Application de ces règles au litige

En l’espèce, la décision explicite du préfet rejetant le recours gracieux formé contre la décision rejetant la demande préalable indemnitaire ne mentionnait pas les voies et délais de recours dans lesquels l’administré pouvait introduire une action indemnitaire.

 

Pourtant, le tribunal administratif avait considéré que la requête introduite devant le juge administratif était tardive car le délai de recours avait commencé à courir à compter de la date de notification de la décision de rejet du recours gracieux.

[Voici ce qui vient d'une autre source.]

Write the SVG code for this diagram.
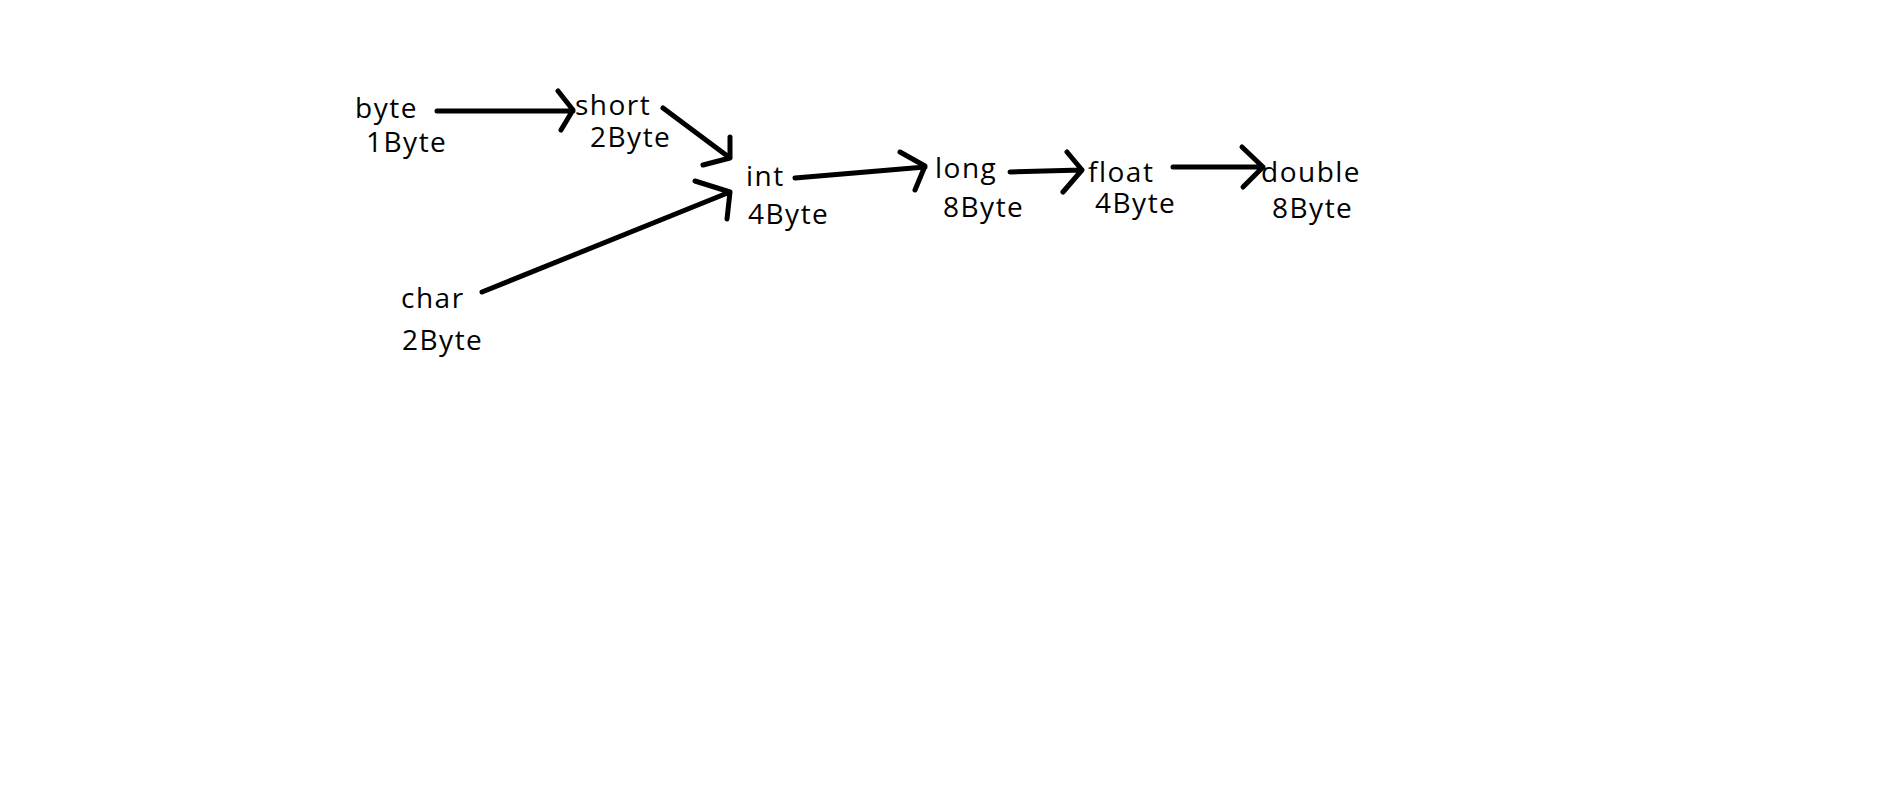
<svg xmlns="http://www.w3.org/2000/svg" width="1896" height="801" viewBox="0 0 1896 801">
<style>
text{font-family:"Open Sans","Noto Sans","DejaVu Sans",sans-serif;font-size:28px;fill:#000;letter-spacing:1.5px}
.c path{fill:none;stroke:#000;stroke-width:5;stroke-linecap:round;stroke-linejoin:round}
</style>
<rect width="1896" height="801" fill="#fff"/>
<g class="c" id="connectors">
<path d="M437,111 L573,111 M558,91 L573,110 L561,130"/>
<path d="M663,108 L730,158 M730,137 L730,158 L703,165"/>
<path d="M482,292 L730,192 M695,181 L730,192 L727,219"/>
<path d="M795,178 L925,167 M900,152 L925,166 L915,190"/>
<path d="M1010,172 L1082,170 M1067,152 L1082,170 L1063,192"/>
<path d="M1173,167 L1263,167 M1242,147 L1263,167 L1243,187"/>
</g>
<g id="byte"><text x="355" y="118">byte</text><text x="366" y="152">1Byte</text></g>
<g id="short"><text x="575" y="115">short</text><text x="590" y="147">2Byte</text></g>
<g id="int"><text x="746" y="186">int</text><text x="748" y="224">4Byte</text></g>
<g id="char"><text x="401" y="308">char</text><text x="402" y="350">2Byte</text></g>
<g id="long"><text x="935" y="178">long</text><text x="943" y="217">8Byte</text></g>
<g id="float"><text x="1088" y="182">float</text><text x="1095" y="213">4Byte</text></g>
<g id="double"><text x="1261" y="182">double</text><text x="1272" y="218">8Byte</text></g>
</svg>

En effet, pour le tribunal, l’administré avait été informé des délais et voies de recours par la première décision de rejet du préfet contre laquelle l’intéressé avait formé un recours gracieux.

 

Tel n’est pas l’avis du Conseil d’Etat qui annule l’ordonnance du président du tribunal administratif. Le délai de recours contentieux n’avait pas commencé à courir puisque la décision de rejet du recours gracieux ne mentionnait pas les voies et délais de recours. Le tribunal a commis une erreur de droit.

 

En effet, le recours gracieux (exercé dans les délais suite à la première décision de rejet du préfet) interrompt le délai de recours pour former une action indemnitaire.
Le délai, ainsi interrompu, ne recommence à courir qu’à compter :

 
 soit de la notification d’une nouvelle décision expresse de refus mentionnant les voies et délais d’un recours indemnitaire, 

 soit, en cas de silence de l’administration, à compter de la naissance de la décision implicite qui en résulte, à la condition que l’accusé de réception du recours gracieux ait mentionné la date à laquelle cette décision implicite était susceptible de naître, ainsi que les voies et délais de recours qui lui seraient applicables ».

 

Ainsi pour être opposables, les délais de recours (et voies de recours) doivent être mentionnés dans les décisions explicites de rejet (y compris s’agissant des décisions rejetant explicitement le recours gracieux formé à l’encontre de la décision administrative initiale). Ils doivent également être mentionnés dans les accusés de réception en cas de décisions implicites de rejet.